One phrase in particular really stuck in my mind.  Heidi Sparkes Guber was telling us about a tool for capturing learning called an Emergent Learning Map. Developed by Marilyn Darling, an Emergent Learning Map is designed to “learn from your own work—in the course of doing your own work in a disciplined way—with as little extra effort as possible.”  That last part really caught my attention. How often do we see learning as something that takes extra time and effort and stands apart from our real work?  Imagine if you could seamlessly incorporate individual and collective learning into doing the work itself? Heidi asserted that the more you work with Emergent Learning Maps, the less you need to create an Action Plan: The awareness does the work.
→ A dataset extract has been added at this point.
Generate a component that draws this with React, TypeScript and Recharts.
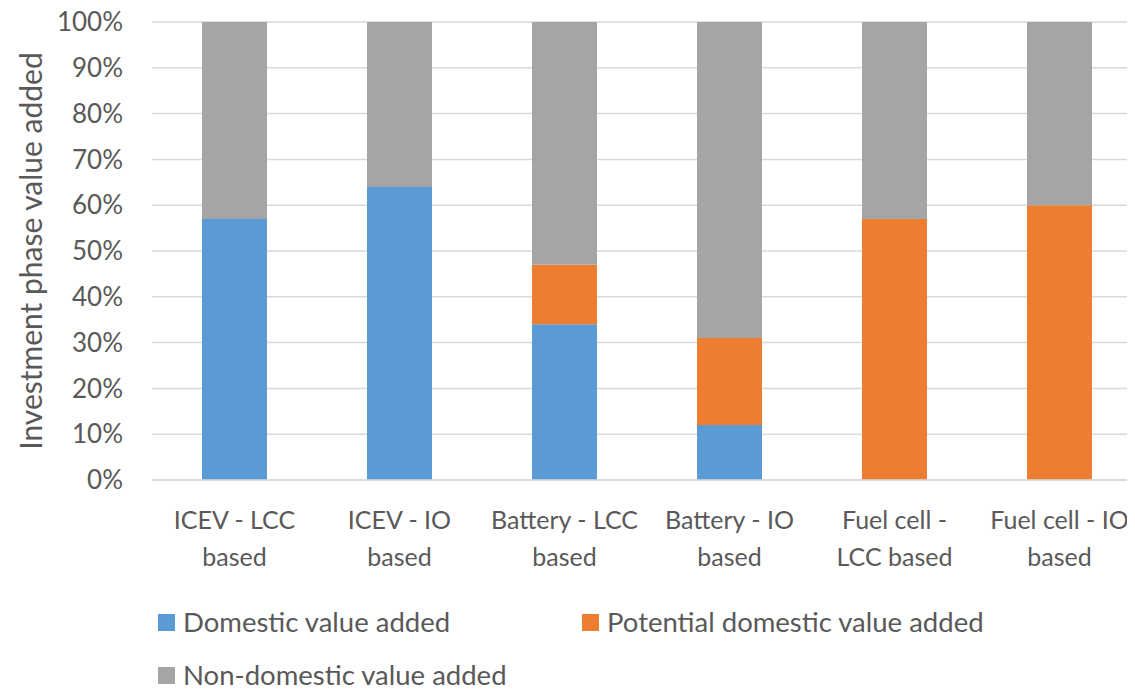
import { BarChart, Bar, XAxis, YAxis, CartesianGrid } from 'recharts'

const categories = [
  ['ICEV - LCC', 'based'],
  ['ICEV - IO', 'based'],
  ['Battery - LCC', 'based'],
  ['Battery - IO', 'based'],
  ['Fuel cell -', 'LCC based'],
  ['Fuel cell - IO', 'based'],
]
const domestic = [57, 64, 34, 12, 0, 0]
const potential = [0, 0, 13, 19, 57, 60]
const nonDomestic = [43, 36, 53, 69, 43, 40]
const yTicks = [0, 10, 20, 30, 40, 50, 60, 70, 80, 90, 100]

const series = [
  { key: 'domestic', name: 'Domestic value added', color: '#5B9BD5' },
  { key: 'potential', name: 'Potential domestic value added', color: '#ED7D31' },
  { key: 'nonDomestic', name: 'Non-domestic value added', color: '#A5A5A5' },
]

const data = categories.map((c, i) => ({
  name: c.join('|'),
  domestic: domestic[i],
  potential: potential[i],
  nonDomestic: nonDomestic[i],
}))

const FONT = 'Lato, "Open Sans", sans-serif'
const TEXT = '#595959'

function CategoryTick(props: any) {
  const { x, y, payload } = props
  const lines = String(payload.value).split('|')
  return (
    <text x={x} y={y} textAnchor="middle" fill={TEXT} fontSize={25} fontFamily={FONT}>
      {lines.map((l, i) => (
        <tspan key={i} x={x} dy={i === 0 ? 41 : 37}>{l}</tspan>
      ))}
    </text>
  )
}

function YLabel(props: any) {
  const { viewBox } = props
  const cx = viewBox.x + 22
  const cy = viewBox.y + viewBox.height / 2
  return (
    <text
      x={cx}
      y={cy}
      transform={`rotate(-90 ${cx} ${cy})`}
      textAnchor="middle"
      dominantBaseline="central"
      fill={TEXT}
      fontSize={30}
      fontFamily={FONT}
    >
      Investment phase value added
    </text>
  )
}

function LegendItem({ s, left, top }: { s: typeof series[number]; left: number; top: number }) {
  return (
    <div style={{ position: 'absolute', left, top, display: 'flex', alignItems: 'center', whiteSpace: 'nowrap' }}>
      <span style={{ width: 17, height: 17, background: s.color, marginRight: 8, display: 'inline-block' }} />
      <span style={{ fontSize: 27.5, lineHeight: '28px', color: TEXT, fontFamily: FONT }}>{s.name}</span>
    </div>
  )
}

export default function App() {
  return (
    <div style={{ position: 'relative', width: 1127, height: 694, marginTop: -8, overflow: 'hidden' }}>
      <BarChart
        width={1134}
        height={694}
        data={data}
        margin={{ top: 22, right: 0, bottom: 134, left: 0 }}
        barCategoryGap="30.3%"
      >
        <CartesianGrid vertical={false} stroke="#D9D9D9" strokeWidth={1.5} />
        <XAxis
          dataKey="name"
          tick={<CategoryTick />}
          tickLine={false}
          axisLine={{ stroke: '#D9D9D9', strokeWidth: 1.5 }}
          interval={0}
          height={80}
        />
        <YAxis
          domain={[0, 100]}
          ticks={yTicks}
          tickFormatter={(v: number) => `${v}%`}
          tick={{ fontSize: 26, fill: TEXT, fontFamily: FONT }}
          tickLine={false}
          axisLine={false}
          width={144}
          tickMargin={23}
          label={<YLabel />}
        />
        {series.map(s => (
          <Bar
            key={s.key}
            dataKey={s.key}
            name={s.name}
            stackId="a"
            fill={s.color}
            isAnimationActive={false}
          />
        ))}
      </BarChart>
      <LegendItem s={series[0]} left={150} top={608} />
      <LegendItem s={series[1]} left={574} top={608} />
      <LegendItem s={series[2]} left={150} top={661} />
    </div>
  )
}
Emergent Learning Maps are a great tool to structure conversation and you can learn more about them on Marilyn’s website:  http://www.signetconsulting.com.  As much as it’s a useful tool, I was more intrigued about possible implications of the notion that “the awareness does the work.” Here are some possibilities:

  • What if a team commits to maintaining awareness of the times when they are working at their best, what that looks like, and how they feel? Maybe they wouldn’t need more “team building” sessions!
  • What if an individual maintained awareness of those times when he experienced joy, ease, fulfillment…or whatever quality he wanted to cultivate? Maybe he wouldn’t need to set an explicit goal for increasing that quality in his yearly action plan!
  • What if the people in an organization set their intentions and then maintained awareness of those opportunities that already existed to fulfill their intentions, rather than adding more meetings and to dos?

I’m not yet ready to abandon my to do lists and action plans but I’m very interested in the possibility that the awareness does the work. It seems like a pretty freeing way to live. Any comments?